Choosing the Right Card

The “best” credit card depends on your lifestyle and spending habits.

Common Types:

  • Cashback Cards: Earn a percentage back on purchases (e.g., Tangerine Money-Back).

  • Travel Cards: Collect points for flights, hotels, or experiences.

  • Retail Rewards: Brand-linked perks (e.g., Tim Hortons Mastercard).

  • Premium Cards (Amex, Visa Infinite): Offer travel insurance, lounges, and rewards for higher annual fees.

Select a card that aligns with your habits, whether it’s maximizing points, lowering costs, or simplifying payments.

Tracking Your Credit

Monitor your credit regularly through Credit Karma, Borrowell, or your bank’s credit dashboard. These soft checks don’t affect your score and help you stay aware of changes, errors, or opportunities for improvement.

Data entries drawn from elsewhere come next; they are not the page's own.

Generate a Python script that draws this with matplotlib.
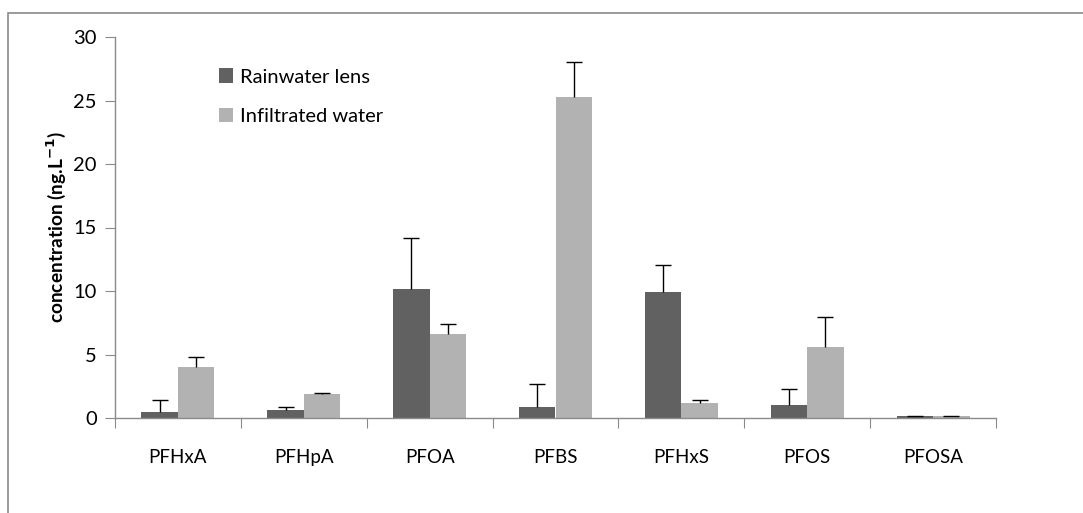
import matplotlib.pyplot as plt
import numpy as np
from matplotlib.patches import Rectangle

plt.rcParams["font.family"] = ["Lato", "DejaVu Sans"]

compounds = ["PFHxA", "PFHpA", "PFOA", "PFBS", "PFHxS", "PFOS", "PFOSA"]
rainwater = [0.47, 0.63, 10.15, 0.87, 9.92, 1.02, 0.16]
rainwater_err = [0.92, 0.21, 4.0, 1.83, 2.1, 1.24, 0.03]
infiltrated = [4.0, 1.89, 6.6, 25.3, 1.18, 5.59, 0.15]
infiltrated_err = [0.83, 0.08, 0.83, 2.7, 0.21, 2.39, 0.03]

DARK = "#616161"
LIGHT = "#b2b2b2"
AXIS = "#8a8a8a"

fig = plt.figure(figsize=(10.83, 5.13), dpi=100)
# outer chart frame (only left/top visible in the crop)
fig.patches.append(Rectangle((8 / 1083, -0.1), 1.2, 1 - 13 / 513 + 0.1,
                             transform=fig.transFigure, fill=False,
                             edgecolor=AXIS, linewidth=1.2))

ax = fig.add_axes([115 / 1083, 1 - 418 / 513, (996 - 115) / 1083, (418 - 37) / 513])

x = np.arange(len(compounds))
w = 0.29


def bars_with_upper_err(xpos, vals, errs, color, label):
    vals = np.array(vals)
    errs = np.array(errs)
    ax.bar(xpos, vals, w, color=color, label=label, zorder=2)
    ax.vlines(xpos, vals, vals + errs, color="black", linewidth=1, zorder=3)
    ax.plot(xpos, vals + errs, linestyle="none", marker="_", markersize=12,
            markeredgewidth=1, color="black", zorder=3)


bars_with_upper_err(x - w / 2, rainwater, rainwater_err, DARK, "Rainwater lens")
bars_with_upper_err(x + w / 2, infiltrated, infiltrated_err, LIGHT, "Infiltrated water")

ax.set_xlim(-0.5, len(compounds) - 0.5)
ax.set_ylim(0, 30)
ax.set_yticks(range(0, 31, 5))
ax.set_xticks(np.arange(-0.5, len(compounds), 1.0))
ax.set_xticklabels([])
ax.set_xticks(x, minor=True)
ax.set_xticklabels(compounds, minor=True)
ax.tick_params(axis="x", which="minor", length=0, pad=22, labelsize=13.5)
ax.tick_params(axis="x", which="major", length=7, color=AXIS, direction="out")
ax.tick_params(axis="y", length=7, color=AXIS, labelsize=14.5, pad=6)

for s in ["top", "right"]:
    ax.spines[s].set_visible(False)
for s in ["left", "bottom"]:
    ax.spines[s].set_color(AXIS)
    ax.spines[s].set_linewidth(1)

ax.set_ylabel("concentration (ng.L$^{\\mathbf{-1}}$)", fontsize=13.8,
              fontweight="bold", labelpad=4)

leg = ax.legend(loc="upper left", bbox_to_anchor=(0.097, 0.965), frameon=False,
                fontsize=14.5, handlelength=0.7, handleheight=0.7, handletextpad=0.35,
                labelspacing=1.1)

fig.savefig("out.png", dpi=100)
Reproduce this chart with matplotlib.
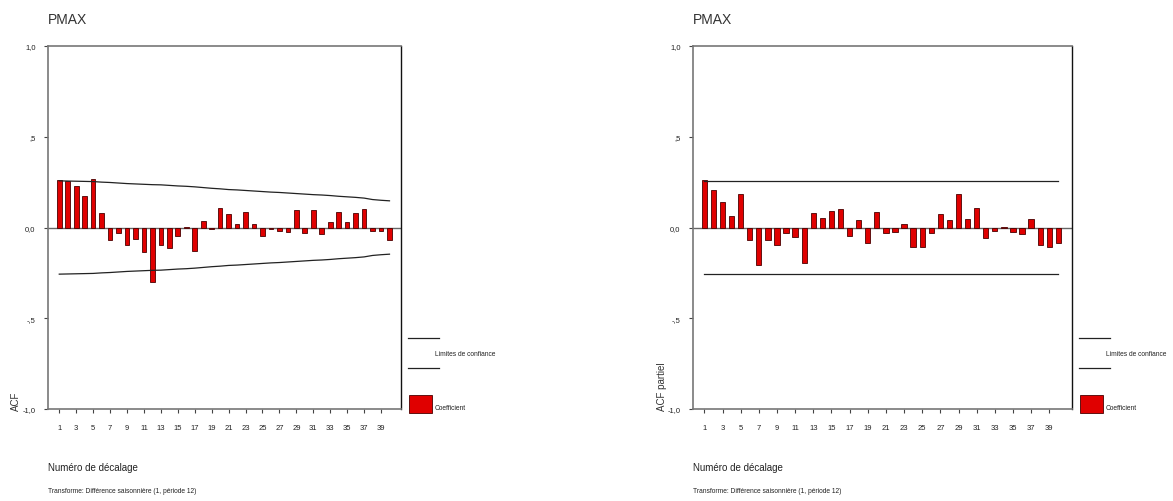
import matplotlib
matplotlib.use("Agg")
import matplotlib.pyplot as plt
from matplotlib.patches import Rectangle
from matplotlib.lines import Line2D
from matplotlib.ticker import FuncFormatter

plt.rcParams['font.family'] = ['Liberation Sans', 'DejaVu Sans']

lags = list(range(1, 41))
acf = [0.261, 0.255, 0.230, 0.176, 0.268, 0.081, -0.070, -0.029, -0.099, -0.062,
       -0.136, -0.301, -0.099, -0.114, -0.048, 0.002, -0.132, 0.037, -0.007, 0.108,
       0.073, 0.018, 0.086, 0.018, -0.048, -0.007, -0.020, -0.026, 0.097, -0.029,
       0.097, -0.035, 0.031, 0.086, 0.031, 0.081, 0.103, -0.018, -0.018, -0.070]
acf_limit = [0.257, 0.256, 0.255, 0.254, 0.253, 0.250, 0.248, 0.245, 0.242, 0.240,
             0.238, 0.236, 0.235, 0.232, 0.229, 0.227, 0.224, 0.220, 0.216, 0.213,
             0.209, 0.207, 0.204, 0.201, 0.198, 0.195, 0.193, 0.190, 0.187, 0.184,
             0.181, 0.179, 0.176, 0.172, 0.169, 0.166, 0.162, 0.154, 0.150, 0.147]
pacf = [0.261, 0.206, 0.138, 0.062, 0.182, -0.070, -0.204, -0.070, -0.094, -0.029,
        -0.053, -0.195, 0.081, 0.051, 0.092, 0.103, -0.048, 0.042, -0.083, 0.086,
        -0.029, -0.026, 0.018, -0.110, -0.110, -0.029, 0.075, 0.042, 0.184, 0.048,
        0.110, -0.059, -0.018, 0.002, -0.024, -0.035, 0.048, -0.097, -0.108, -0.086]
pacf_limit = [0.256] * 40

xtick_labels = [str(k) for k in range(1, 40, 2)]
ytick_values = [-1.0, -0.5, 0.0, 0.5, 1.0]
ytick_labels = ["-1,0", "-,5", "0,0", ",5", "1,0"]

title = "PMAX"
xlabel = "Numéro de décalage"
footer = "Transforme: Différence saisonnière (1, période 12)"
legend_limits = "Limites de confiance"
legend_coef = "Coefficient"

W, H = 1173, 502
fig = plt.figure(figsize=(W / 100, H / 100), dpi=100)

BAR_FC = "#e00000"
BAR_EC = "#4a0000"
SPINE = "#555555"


def px(x, y):
    return x / W, 1 - y / H


panels = [
    dict(vals=acf, lim=acf_limit, ylabel="ACF", box=(48, 47, 401, 410),
         xlim=(-0.33, 41.36), width=0.55, ylab_x=16),
    dict(vals=pacf, lim=pacf_limit, ylabel="ACF partiel", box=(693, 47, 1071.7, 410),
         xlim=(-0.25, 41.47), width=0.58, ylab_x=662),
]

for p in panels:
    x0, y0, x1, y1 = p["box"]
    ax = fig.add_axes([x0 / W, 1 - y1 / H, (x1 - x0) / W, (y1 - y0) / H])
    ax.bar(lags, p["vals"], width=p["width"], color=BAR_FC, edgecolor=BAR_EC,
           linewidth=0.6, zorder=3)
    ax.axhline(0, color="#666666", lw=1.0, zorder=2)
    ax.plot(lags, p["lim"], color="#222222", lw=0.9, zorder=4)
    ax.plot(lags, [-v for v in p["lim"]], color="#222222", lw=0.9, zorder=4)
    ax.set_xlim(*p["xlim"])
    ax.set_ylim(-1, 1)
    ax.set_yticks(ytick_values)
    ax.set_yticklabels(ytick_labels)
    ax.set_xticks(list(range(1, 40, 2)))
    ax.set_xticklabels(xtick_labels)
    ax.tick_params(axis="both", labelsize=5.5, length=3, width=0.8, color="#444444",
                   labelcolor="#222222", pad=4)
    ax.tick_params(axis="y", pad=6)
    ax.tick_params(axis="x", pad=8)
    for side in ["left", "bottom", "top"]:
        ax.spines[side].set_color("#777777")
        ax.spines[side].set_linewidth(1.2)
    ax.spines["right"].set_color("#111111")
    ax.spines["right"].set_linewidth(1.0)

    # title, labels
    fig.text(*px(x0, 20), title, fontsize=10, color="#333333", ha="left", va="center")
    fig.text(*px(p["ylab_x"], 411), p["ylabel"], fontsize=7, rotation=90,
             ha="center", va="bottom", color="#333333")
    fig.text(*px(x0, 468), xlabel, fontsize=7, ha="left", va="center", color="#222222")
    fig.text(*px(x0, 492), footer, fontsize=4.8, ha="left", va="center",
             color="#222222", fontstretch="condensed")

    # legend
    lx = x1 + 7
    for yy in (339, 369):
        fig.add_artist(Line2D([px(lx, 0)[0], px(lx + 31, 0)[0]],
                              [px(0, yy)[1], px(0, yy)[1]], color="#222222", lw=0.9))
    fig.text(*px(lx + 27, 355), legend_limits, fontsize=4.8, ha="left", va="center",
             color="#222222")
    rx, ry = px(lx + 1, 414)
    fig.add_artist(Rectangle((rx, ry), 23 / W, 18 / H, facecolor=BAR_FC,
                             edgecolor=BAR_EC, lw=0.6, transform=fig.transFigure))
    fig.text(*px(lx + 27, 409), legend_coef, fontsize=4.8, ha="left", va="center",
             color="#222222")

fig.savefig("out.png", dpi=100)
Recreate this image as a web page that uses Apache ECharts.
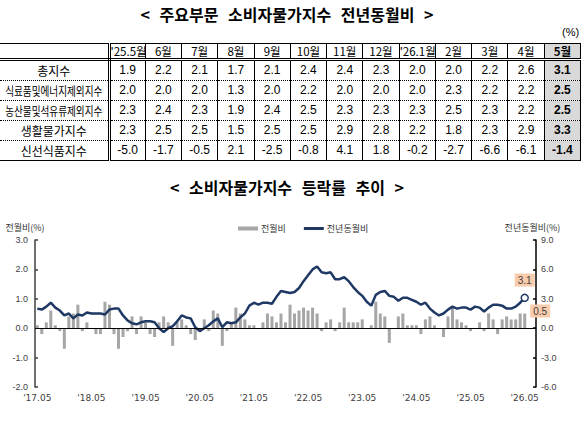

Credit Checks: Soft vs. Hard Inquiries

Soft inquiry (no impact on score)

  • What it is: A background look at your credit.

  • Common triggers: Checking your own score (Credit Karma/Borrowell/bank app), pre-qualification offers, periodic reviews by existing lenders.

  • Effect: No score impact; visible only to you.

  • Use it for: Monitoring your profile, spotting errors, and assessing offers without risk.

Hard inquiry (small, temporary impact)

  • What it is: A lender’s credit check when you apply for new credit.

  • Common triggers: New credit card, car loan/lease, line of credit, mortgage.

  • Effect: Can lower your score slightly; impact is typically felt for ~12 months, and the inquiry remains on your file for 2–3 years (varies by bureau and model).

  • Notes: Some models treat multiple auto or mortgage inquiries within a short window as one “rate-shopping” event. Credit card applications are usually counted individually.

Best practices

  • Apply with intent: Limit hard checks.

  • Use pre-qualification: Look for soft-check pre-approvals before submitting full applications.

  • Space applications: Avoid multiple new credit cards in quick succession.

  • Monitor regularly: Use soft-check tools to track changes and detect inaccuracies early.

Frequently Asked Questions

What happens if I miss a payment?
Catch up as soon as possible. Contact your lender and pay the overdue amount immediately. Even one late payment can impact your score, but rebuilding starts with consistent on-time payments afterward.

Should I close unused cards?
Only if they have annual fees or tempt you to overspend. Older cards with no fees help your credit history and utilization ratio.

When is it too many cards?
When it causes confusion or inconsistent payments. Two to four well-managed cards are more effective than multiple neglected accounts.

How can I save money with credit cards?
Strong credit unlocks lower interest rates and better offers. Rewards and cashback can add value when paired with disciplined spending.

Summary

Credit cards are tools. When managed with structure and consistency, they build your financial credibility and create access to future opportunities.

At Lucent, we believe clarity creates control. Use your credit intentionally, pay with purpose, and let each decision strengthen your financial foundation.